There was a famous study done at Princeton Theological Seminary conducted a few years back where seminary students participated in a two-part experiment. These are future pastors and theologians, so you have to think that they are at least half-way decent people. The first stage of the experiment began on one side of campus and the second stage was conducted across the campus. Some of the students were told that when they got to the second location, they were to talk about jobs that they held while a student. The other students were told that when they got to the second location, they were to present the story of the Good Samaritan. Neither group knew the other group existed. Then they told students various things to make it seem more or less urgent to get to the second location. Some were told that they were already late for the second appointment. Others were told that they needed to leave quickly and get to the other location so as not to be late. And a third group was told to that they had plenty of time to get to the next building.
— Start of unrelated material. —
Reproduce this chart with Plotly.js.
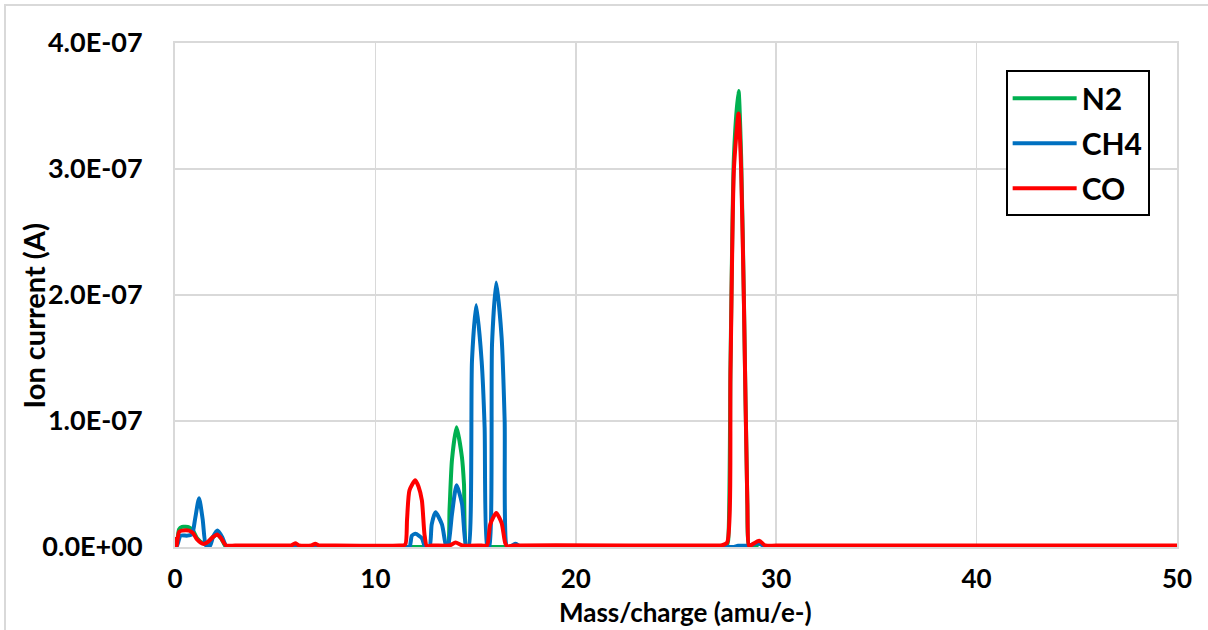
<!DOCTYPE html>
<html>
<head>
<meta charset="utf-8">
<script src="https://cdn.plot.ly/plotly-3.0.1.min.js"></script>
<style>
  html, body { margin: 0; padding: 0; background: #ffffff; overflow: hidden; }
  #wrap { position: relative; width: 1208px; height: 630px; }
  #chart { position: absolute; left: 0; top: 0; width: 1208px; height: 630px; }
  #frame { position: absolute; left: 4px; top: 4px; width: 1400px; height: 800px;
           border: 2px solid #d9d9d9; pointer-events: none; }
</style>
</head>
<body>
<div id="wrap">
  <div id="chart"></div>
  <div id="frame"></div>
</div>
<script>
// ---- data (mass/charge in amu/e-, ion current in A) ----
const seriesNames = ["N2", "CH4", "CO"];
const xTitle = "Mass/charge (amu/e-)";
const yTitle = "Ion current (A)";

const n2Mass = [0, 0.08, 0.2, 0.35, 0.7, 0.9, 1.1, 1.4, 1.6, 1.9, 2.1, 2.3, 2.55, 3.0,
  6.5, 6.8, 7.0, 7.2, 7.5, 13.3, 13.6, 13.7, 13.82, 14.05, 14.32, 14.42, 14.55, 14.8,
  27.2, 27.5, 27.6, 27.72, 27.89, 28.12, 28.25, 28.39, 28.56, 28.65, 28.9, 29.2, 29.5, 30, 49.5, 50];
const n2Current = [0.5e-8, 0.1e-8, 1.4e-8, 1.6e-8, 1.55e-8, 1.3e-8, 0.7e-8, 0.3e-8, 0.3e-8, 0.8e-8, 1.0e-8, 0.7e-8, 0, 0,
  0, 0, 0.15e-8, 0, 0, 0, 0, 3.0e-8, 6.9e-8, 9.5e-8, 7.1e-8, 5.0e-8, 0, 0,
  0, 0, 0.5e-8, 14.5e-8, 31e-8, 36.2e-8, 31e-8, 19.5e-8, 3.5e-8, 0, 0, 0.3e-8, 0, 0, 0, 0];

const ch4Mass = [0, 0.1, 0.28, 0.6, 0.85, 1.0, 1.2, 1.38, 1.55, 1.75, 1.9, 2.12, 2.35, 2.58, 3.0,
  11.4, 11.7, 11.82, 12.0, 12.32, 12.48, 12.7, 12.81, 13.0, 13.32, 13.54,
  13.62, 13.82, 14.05, 14.32, 14.53, 14.65, 14.82, 15.03, 15.3, 15.45, 15.58,
  15.68, 15.82, 16.03, 16.3, 16.45, 16.58, 16.8, 17.0, 17.25, 17.6,
  27.6, 27.9, 28.1, 28.6, 29.1, 29.5, 30, 49.5, 50];
const ch4Current = [0, 0.1e-8, 0.9e-8, 0.9e-8, 1.0e-8, 2.2e-8, 3.87e-8, 2.2e-8, 0.1e-8, 0.1e-8, 0.8e-8, 1.3e-8, 0.8e-8, 0, 0,
  0, 0, 0.9e-8, 1.05e-8, 0.7e-8, 0, 0, 1.8e-8, 2.75e-8, 1.8e-8, 0,
  0, 2.6e-8, 4.9e-8, 3.45e-8, 0, 0, 14.8e-8, 19.2e-8, 14.8e-8, 9.5e-8, 0,
  0, 16.1e-8, 21.0e-8, 16.6e-8, 10e-8, 0, 0.1e-8, 0.25e-8, 0, 0,
  0, 0, 0.1e-8, 0.1e-8, 0.3e-8, 0, 0, 0, 0];

const coMass = [0, 0.08, 0.2, 0.35, 0.7, 0.9, 1.1, 1.4, 1.6, 1.9, 2.1, 2.3, 2.55, 3.0,
  5.5, 5.8, 6.0, 6.2, 6.8, 7.0, 7.2, 7.5,
  11.2, 11.49, 11.58, 11.7, 11.99, 12.15, 12.32, 12.45, 12.57, 12.8,
  13.7, 14.0, 14.35, 15.3, 15.57, 15.73, 16.03, 16.3, 16.48, 16.6, 16.9,
  27.0, 27.3, 27.55, 27.72, 27.89, 28.12, 28.25, 28.39, 28.56, 28.65, 28.8, 29.15, 29.45, 30, 49.5, 50];
const coCurrent = [0.8e-8, 0.1e-8, 1.2e-8, 1.3e-8, 1.3e-8, 1.1e-8, 0.6e-8, 0.25e-8, 0.35e-8, 0.8e-8, 1.0e-8, 0.7e-8, 0.12e-8, 0.12e-8,
  0.12e-8, 0.12e-8, 0.3e-8, 0.12e-8, 0.12e-8, 0.25e-8, 0.12e-8, 0.12e-8,
  0.12e-8, 0.2e-8, 2.2e-8, 4.5e-8, 5.3e-8, 4.8e-8, 3.7e-8, 1.0e-8, 0.05e-8, 0.12e-8,
  0.12e-8, 0.35e-8, 0.12e-8, 0.12e-8, 0.12e-8, 1.8e-8, 2.7e-8, 1.9e-8, 0.3e-8, 0.05e-8, 0.12e-8,
  0.12e-8, 0.15e-8, 0.35e-8, 14e-8, 30e-8, 34.4e-8, 30e-8, 19.3e-8, 3.5e-8, 0.05e-8, 0.2e-8, 0.5e-8, 0.12e-8, 0.12e-8, 0.12e-8, 0.12e-8];

const xTickVals = [0, 10, 20, 30, 40, 50];
const yTickVals = [0, 1e-7, 2e-7, 3e-7, 4e-7];
const yTickText = ["0.0E+00", "1.0E-07", "2.0E-07", "3.0E-07", "4.0E-07"];

const colors = ["#00b050", "#0070c0", "#ff0000"];
const xs = [n2Mass, ch4Mass, coMass];
const ys = [n2Current, ch4Current, coCurrent];

const FONT = "Lato, 'Open Sans', sans-serif";
const boldFont = (size) => ({ family: FONT, size: size, color: "#000000", weight: 700 });

const traces = seriesNames.map((name, i) => ({
  type: "scatter",
  mode: "lines",
  name: name,
  legendgroup: name,
  x: xs[i],
  y: ys[i],
  line: { color: colors[i], width: 4, shape: "spline", smoothing: 0.6 },
  hoverinfo: "skip"
}));

const layout = {
  width: 1208,
  height: 630,
  margin: { l: 175, r: 31, t: 43, b: 83 },
  paper_bgcolor: "#ffffff",
  plot_bgcolor: "#ffffff",
  font: boldFont(27),
  showlegend: true,
  legend: {
    x: 0.829, y: 0.946, xanchor: "left", yanchor: "top",
    bgcolor: "#ffffff",
    bordercolor: "#000000",
    borderwidth: 2,
    font: boldFont(30),
    traceorder: "grouped",
    tracegroupgap: 3,
    itemwidth: 64
  },
  xaxis: {
    range: [0, 50],
    tickvals: xTickVals,
    ticks: "",
    ticklabelstandoff: 8,
    tickfont: boldFont(26),
    showgrid: true,
    gridcolor: "#d9d9d9",
    gridwidth: 1.6,
    zeroline: false,
    showline: true,
    mirror: true,
    linecolor: "#d9d9d9",
    linewidth: 2,
    automargin: false,
    fixedrange: true
  },
  yaxis: {
    range: [0, 4e-7],
    tickvals: yTickVals,
    ticktext: yTickText,
    ticks: "",
    ticklabelstandoff: 25,
    tickfont: boldFont(27),
    showgrid: true,
    gridcolor: "#d9d9d9",
    gridwidth: 1.6,
    zeroline: false,
    showline: true,
    mirror: true,
    linecolor: "#d9d9d9",
    linewidth: 2,
    automargin: false,
    fixedrange: true
  },
  annotations: [
    { text: xTitle, xref: "paper", yref: "paper", x: 0.5095, y: -0.1295,
      xanchor: "center", yanchor: "middle", showarrow: false, font: boldFont(26) },
    { text: yTitle, xref: "paper", yref: "paper", x: -0.1415, y: 0.458, textangle: -90,
      xanchor: "center", yanchor: "middle", showarrow: false, font: boldFont(29) }
  ]
};

Plotly.newPlot("chart", traces, layout, { displayModeBar: false, staticPlot: true });
</script>
</body>
</html>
What the students didn’t know was that the study actually had nothing to do with what they were told would be studied. The researchers posted an actor in an alley where the students would have to pass him. He was dressed like a homeless man. He was told to cough twice and then groan.
Again, these are good seminary students. What do you expect them to do? Some actually stepped over the man just to get to their next appointment. Even many of the ones who were to present the story of the Good Samaritan at the second location failed to stop, with 47% of those who were actively thinking of that story failing to help the man in need.
Do you know what the greatest factor was in whether or not the students would stop and help the man in need? It was how much of a hurry they were in. Overall, only 40% of the students stopped and offered help and only 10% of the ones who were told that they were already late offered to help.
Mercy requires compassion and action. Mercy is compassion in action. Blessed are the merciful, for they will be shown mercy.
This is a little dangerous to say, because I don’t think that the only reason we should offer mercy is so that we will receive mercy, but that is what Jesus says. Is this a reference to helping people in need, or to forgiving people? Again, it is not an either/or, but a both/and. Jesus will say in the next chapter, “For if you forgive other people when they sin against you, your heavenly Father will also forgive you. But if you do not forgive others their sins, your Father will not forgive your sins.” (Matt 6:14-15). Or in Matthew 7:1-2, Jesus says, “Do not judge, or you too will be judged. For in the same way you judge others, you will be judged, and with the measure you use, it will be measured to you.”
God will treat us the way we treat other people. This is hammered home in Matthew 25, the passage about the sheep and the goats. Rather than looking at this promise of mercy and forgiveness as something that we have to do in order to receive mercy and forgiveness, I would prefer to frame it in the positive.
The great theologian, Karl Barth, was once asked what the most important lesson he ever learned was. Karl Barth had written a lot of theology. In fact, at one point after a lecture, a student started a question by saying, “Professor Barth, I’ve read everything that you have ever written.” Barth interrupted the student and said, “My goodness. Even I haven’t read everything that I have written!” Back to the first story. Barth was asked what the most important lesson he ever learned was, and he responded by singing, “Jesus loves me, this I know.”
After studying the Beatitudes, and especially today’s focus on hungering and thirsting for righteousness and the merciful, I think I can summarize my theology up with a simple maxim, much like Barth did. And this teaching comes just two chapters after the Beatitudes. These two beatitudes can be reduced to the phrase, “Do unto others as you would have them do unto you.”